* _The exercise_: Copy all lines below containing "matplotlib".
◇ ◇ ◇ ◇ ◇
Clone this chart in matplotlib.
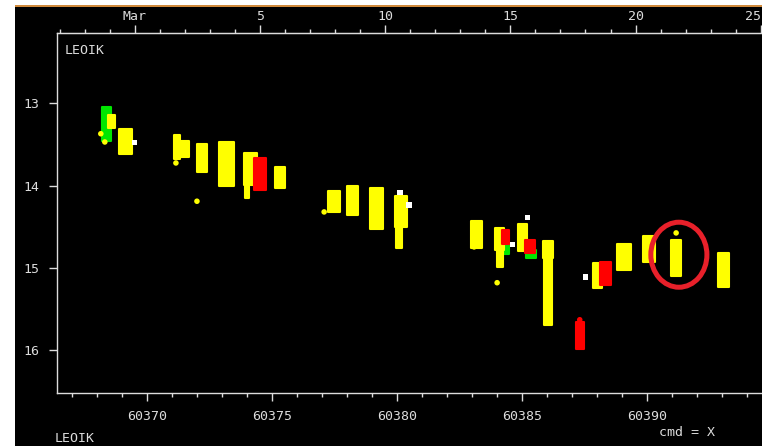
import matplotlib
matplotlib.use("Agg")
import matplotlib.pyplot as plt
from matplotlib.patches import Rectangle, Ellipse
from matplotlib.ticker import MultipleLocator

# nightly clusters: time span (MJD) and magnitude span
yellow_t0 = [60368.45, 60368.91, 60371.09, 60371.37, 60372.02, 60372.90, 60373.90, 60373.93,
             60375.13, 60377.26, 60377.99, 60378.92, 60379.92, 60379.96, 60382.96, 60383.92,
             60384.00, 60384.85, 60385.83, 60385.89, 60387.82, 60388.80, 60389.83, 60390.93,
             60392.84]
yellow_t1 = [60368.73, 60369.40, 60371.33, 60371.69, 60372.42, 60373.50, 60374.39, 60374.09,
             60375.53, 60377.72, 60378.43, 60379.43, 60380.41, 60380.19, 60383.41, 60384.29,
             60384.24, 60385.18, 60386.23, 60386.21, 60388.18, 60389.35, 60390.31, 60391.33,
             60393.28]
yellow_m0 = [13.14, 13.31, 13.39, 13.46, 13.49, 13.47, 13.61, 13.99, 13.77, 14.07, 14.01, 14.03,
             14.13, 14.50, 14.43, 14.51, 14.78, 14.47, 14.67, 14.88, 14.94, 14.71, 14.61, 14.66,
             14.82]
yellow_m1 = [13.30, 13.62, 13.68, 13.65, 13.83, 14.01, 13.99, 14.15, 14.03, 14.32, 14.36, 14.53,
             14.50, 14.76, 14.76, 14.78, 14.99, 14.80, 14.88, 15.69, 15.24, 15.02, 14.93, 15.10,
             15.23]

red_t0 = [60374.30, 60384.18, 60385.11, 60387.15, 60388.11]
red_t1 = [60374.77, 60384.47, 60385.51, 60387.48, 60388.55]
red_m0 = [13.67, 14.54, 14.66, 15.66, 14.93]
red_m1 = [14.05, 14.71, 14.82, 15.99, 15.21]

green_t0 = [60368.23, 60374.22, 60384.22, 60385.15]
green_t1 = [60368.56, 60374.36, 60384.49, 60385.54]
green_m0 = [13.05, 13.88, 14.70, 14.78]
green_m1 = [13.46, 13.98, 14.83, 14.88]

# single stray points
yellow_pt_t = [60368.17, 60368.33, 60371.17, 60372.01, 60377.09, 60383.08, 60384.00, 60391.15]
yellow_pt_m = [13.37, 13.47, 13.725, 14.19, 14.32, 14.745, 15.18, 14.575]
white_pt_t = [60369.53, 60380.12, 60380.48, 60384.61, 60385.22, 60387.52]
white_pt_m = [13.48, 14.08, 14.235, 14.72, 14.385, 15.11]
red_pt_t = [60387.30]
red_pt_m = [15.63]

# highlighted night
circle_t, circle_m = 60391.26, 14.84

top_ticks = [0, 5, 10, 15, 20, 25]
top_labels = ["Mar", "5", "10", "15", "20", "25"]
top_origin = 60369.53

fg = "#dcdcdc"
fnt = dict(family="DejaVu Sans Mono", size=9.5, color=fg)

fig = plt.figure(figsize=(7.62, 4.46), dpi=100, facecolor="white")
fig.patches.append(Rectangle((15 / 762, 0), 1, 1 - 7 / 446, transform=fig.transFigure,
                             facecolor="black", edgecolor="none", zorder=-10))
fig.patches.append(Rectangle((15 / 762, 1 - 7 / 446), 1, 2 / 446, transform=fig.transFigure,
                             facecolor="#d08a3c", edgecolor="none", zorder=-10))

ax = fig.add_axes([57 / 762, 53 / 446, 705 / 762, 360 / 446])
ax.set_facecolor("black")
ax.set_xlim(60366.42, 60394.58)
ax.set_ylim(16.52, 12.146)


def blobs(t0, t1, m0, m1, color, z):
    mids = [(a + b) / 2 for a, b in zip(t0, t1)]
    widths = [b - a for a, b in zip(t0, t1)]
    heights = [b - a for a, b in zip(m0, m1)]
    bars = ax.bar(mids, heights, width=widths, bottom=m0, color=color, edgecolor=color,
                  linewidth=1.5, zorder=z)
    for b in bars:
        b.set_joinstyle("round")


blobs(green_t0, green_t1, green_m0, green_m1, "#00e600", 2)
blobs(yellow_t0, yellow_t1, yellow_m0, yellow_m1, "#ffff00", 3)
blobs(red_t0, red_t1, red_m0, red_m1, "#ff0000", 4)
ax.scatter(yellow_pt_t, yellow_pt_m, s=16, color="#ffff00", edgecolors="none", zorder=3)
ax.scatter(red_pt_t, red_pt_m, s=16, color="#ff0000", edgecolors="none", zorder=4)
ax.scatter(white_pt_t, white_pt_m, s=14, color="white", edgecolors="none", marker="s", zorder=5)

ax.add_patch(Ellipse((circle_t, circle_m), 2.24, 0.79, facecolor="none",
                     edgecolor="#e8202a", linewidth=3.6, zorder=6))

for s in ["left", "bottom", "top"]:
    ax.spines[s].set_color(fg)
    ax.spines[s].set_linewidth(1.0)
ax.spines["right"].set_visible(False)

ax.xaxis.set_major_locator(MultipleLocator(5))
ax.xaxis.set_minor_locator(MultipleLocator(1))
ax.set_yticks([13, 14, 15, 16])
ax.tick_params(axis="both", which="both", colors=fg, direction="out", width=1.0)
ax.tick_params(axis="x", which="major", length=6, pad=6)
ax.tick_params(axis="x", which="minor", length=3)
ax.tick_params(axis="y", which="major", length=5.5, pad=7)
ax.xaxis.get_major_formatter().set_useOffset(False)
for lab in ax.get_xticklabels() + ax.get_yticklabels():
    lab.set_fontfamily("DejaVu Sans Mono")
    lab.set_fontsize(9.5)
    lab.set_color(fg)

top = ax.secondary_xaxis("top", functions=(lambda t: t - top_origin, lambda d: d + top_origin))
top.set_xticks(top_ticks)
top.set_xticklabels(top_labels)
top.xaxis.set_minor_locator(MultipleLocator(1))
top.tick_params(axis="x", which="both", colors=fg, direction="out", width=1.0)
top.tick_params(axis="x", which="major", length=6, pad=1)
top.tick_params(axis="x", which="minor", length=3)
top.spines["top"].set_color(fg)
top_labs = top.get_xticklabels()
for lab in top_labs:
    lab.set_fontfamily("DejaVu Sans Mono")
    lab.set_fontsize(9.5)
    lab.set_color(fg)
top_labs[-1].set_horizontalalignment("right")

fig.text(65 / 762, 1 - 51 / 446, "LEOIK", va="center", ha="left", **fnt)
fig.text(55 / 762, 1 - 438 / 446, "LEOIK", va="center", ha="left", **fnt)
fig.text(659 / 762, 1 - 433 / 446, "cmd = X", va="center", ha="left", **fnt)

fig.savefig("out.png", dpi=100, facecolor=fig.get_facecolor())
◇ ◇ ◇ ◇ ◇
* _Solution_:
Clone this chart in matplotlib.
import matplotlib
matplotlib.use("Agg")
import matplotlib.pyplot as plt
from matplotlib.patches import Rectangle, Ellipse
from matplotlib.ticker import MultipleLocator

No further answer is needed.